Limitations & Future Work¶
- Focuses exclusively on visual mathematical reasoning; natural image understanding/VQA scenarios were not tested.
- IntlzR training requires carefully constructed positive/negative pairs; extending to new domains requires redesigning these pairs.
- The Visual Gate threshold \(\tau\) requires manual setting and may need adjustment across different tasks.
- The three-stage pipeline increases inference latency (Perception, Internalization, and Reasoning each require independent generation).

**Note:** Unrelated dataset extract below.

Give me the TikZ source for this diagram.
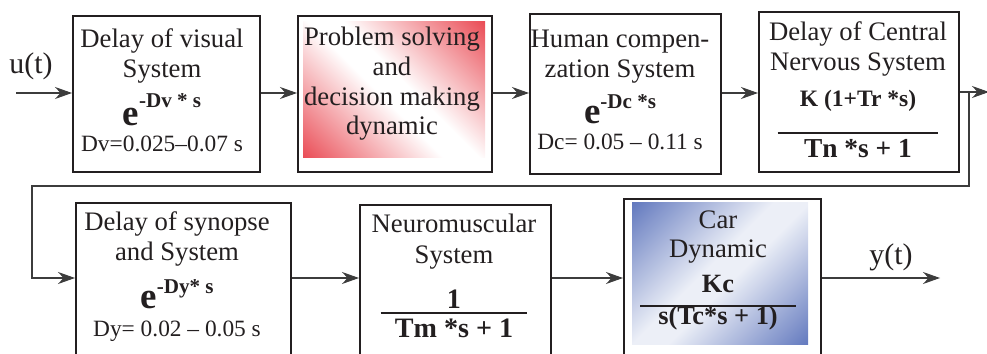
\documentclass[tikz,border=0pt]{standalone}
\usepackage{fontspec}
\setmainfont{Liberation Serif}
\usetikzlibrary{arrows.meta}
\definecolor{inkcolor}{RGB}{35,31,32}
\definecolor{linecolor}{RGB}{60,60,60}
\definecolor{problemred}{RGB}{232,62,72}
\definecolor{carblue}{RGB}{88,112,186}
\definecolor{carlight}{RGB}{236,239,247}
\pgfdeclareverticalshading{redband}{100bp}{color(0bp)=(problemred); color(12bp)=(problemred); color(46bp)=(white); color(54bp)=(white); color(88bp)=(problemred); color(100bp)=(problemred)}
\pgfdeclareverticalshading{blueband}{100bp}{color(0bp)=(carblue); color(12bp)=(carblue); color(46bp)=(carlight); color(54bp)=(carlight); color(88bp)=(carblue); color(100bp)=(carblue)}
\newcommand{\blockfont}{\fontsize{15.2}{17}\selectfont\lineskiplimit=-\maxdimen\relax}
\newcommand{\paramfont}{\fontsize{13.3}{17}\selectfont}
\newcommand{\boldsize}[1]{\fontsize{#1}{17}\selectfont\bfseries}
\newcommand{\eterm}[2][10pt]{{\fontsize{21}{21}\selectfont\bfseries e}\raisebox{#1}{\boldsize{12}#2}}
\newcommand{\fracrule}[1]{\rule{#1}{1.1pt}}
\tikzset{
block/.style={
  draw=inkcolor,
  line width=1.1pt,
  inner sep=0pt,
  anchor=north west
},
blocktext/.style={
  align=center,
  inner sep=0pt,
  anchor=base,
  text=inkcolor,
  font=\blockfont
},
signal/.style={
  inner sep=0pt,
  text=inkcolor,
  font=\fontsize{17}{17}\selectfont
},
arrow/.style={
  -{Stealth[length=3.4mm,width=2.4mm]},
  line width=0.6pt,
  draw=linecolor
}
}
\begin{document}
\begin{tikzpicture}[x=0.02cm,y=-0.02cm]
  \useasboundingbox (0,0) rectangle (987,354);
  \clip (0,0) rectangle (987,354);
  % shaded insets
  \shade[shading=redband, shading angle=-45] (303,22) rectangle (485,158);
  \shade[shading=blueband, shading angle=45] (632,203) rectangle (808,345);
  % first row
  \node[block, minimum width=3.74cm, minimum height=3.12cm] (visual) at (72,15) {};
  \node[block, minimum width=3.88cm, minimum height=3.12cm] (problem) at (297,15) {};
  \node[block, minimum width=3.82cm, minimum height=3.2cm] (compensation) at (529,13) {};
  \node[block, minimum width=4.0cm, minimum height=3.2cm] (nervous) at (758,11) {};
  % second row
  \node[block, minimum width=4.3cm, minimum height=3.2cm] (synapse) at (75,202) {};
  \node[block, minimum width=3.82cm, minimum height=3.2cm] (neuro) at (359,204) {};
  \node[block, minimum width=3.94cm, minimum height=3.2cm] (car) at (623,198) {};

  % texts sit on the baseline of their last line
  \node[blocktext] (visualtext) at (162,152) {Delay of visual\\System\\[10.2pt]\eterm[10pt]{-Dv * s}\\[-1.7pt]{\paramfont Dv=0.025–0.07 s}};
  \node[blocktext] (problemtext) at (392,135) {Problem solving\\and\\decision making\\dynamic};
  \node[blocktext] (compensationtext) at (620,150) {Human compen-\\zation System\\[9.1pt]\eterm[8.5pt]{-Dc *s}\\[-1.7pt]{\paramfont Dc= 0.05 – 0.11 s}};
  \node[blocktext] (nervoustext) at (858,158) {Delay of Central\\Nervous System\\[3.4pt]{\boldsize{13.4}K (1+Tr *s)}\\[-1.1pt]\fracrule{3.22cm}\\[-3.4pt]{\boldsize{15.6}Tn *s + 1}};
  \node[blocktext] (synapsetext) at (177,337) {Delay of synopse\\and System\\[10.2pt]\eterm[8.5pt]{-Dy* s}\\[-0.6pt]{\paramfont Dy= 0.02 – 0.05 s}};
  \node[blocktext] (neurotext) at (454,338) {Neuromuscular\\[0.6pt]System\\[8.5pt]{\boldsize{16}1}\\[-13.6pt]\fracrule{2.94cm}\\[-3.4pt]{\boldsize{16}Tm *s + 1}};
  \node[blocktext] (cartext) at (718,325) {Car\\[-0.6pt]Dynamic\\[2.8pt]{\boldsize{15}Kc}\\[-8.5pt]\fracrule{3.12cm}\\[-6.8pt]{\boldsize{15}s(Tc*s + 1)}};

  \node[signal] (ulabel) at (31,66) {u(t)};
  \node[signal] (ylabel) at (891,257) {y(t)};

  % connectors
  \coordinate (input) at (16,93);
  \coordinate (turn) at (969,92);
  \coordinate (outtip) at (989,92);
  \coordinate (back) at (32,186);
  \coordinate (row2) at (0,278);
  \coordinate (output) at (940,278);
  \draw[arrow] (input) -- (visual.west |- input);
  \draw[arrow] (visual.east |- input) -- (problem.west |- input);
  \draw[arrow] (problem.east |- input) -- (compensation.west |- input);
  \draw[arrow] (compensation.east |- input) -- (nervous.west |- input);
  \draw[arrow] (nervous.east |- turn) -- (outtip);
  \draw[arrow] (turn) |- (back) |- (synapse.west |- row2);
  \draw[arrow] (synapse.east |- row2) -- (neuro.west |- row2);
  \draw[arrow] (neuro.east |- row2) -- (car.west |- row2);
  \draw[arrow] (car.east |- row2) -- (output);
\end{tikzpicture}
\end{document}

- MathCog dataset primarily covers geometry; coverage for algebra and statistical charts is insufficient.
Related Work & Insights¶
- vs MathFlow (Chen et al.): Both are decoupled pipelines, but MathFlow lacks the internalization stage, leading to significant reasoning drift; CogFlow's IntlzR effectively solves this.
- vs VLM-R1 (Shen et al.): One-step frameworks cannot structurally manage perception and reasoning; CogFlow provides clear role division across three stages.
- vs OVR (Wei et al.): Also utilizes two-stage multi-modal RL but lacks an explicit mechanism for perception-reasoning alignment.
Rating¶
- Novelty: ⭐⭐⭐⭐⭐ The "knowledge internalization" concept is uniquely introduced to visual reasoning with a sophisticated three-stage framework.
- Experimental Thoroughness: ⭐⭐⭐⭐⭐ Extensive benchmarks, ablations, quantitative analysis of reasoning drift, and comparisons with closed-source models.
- Writing Quality: ⭐⭐⭐⭐⭐ Clear cognitive science motivation, excellent diagram design, and strong problem-solution alignment.
- Value: ⭐⭐⭐⭐⭐ 120K dataset + open-source code provides a significant contribution to the field of visual reasoning.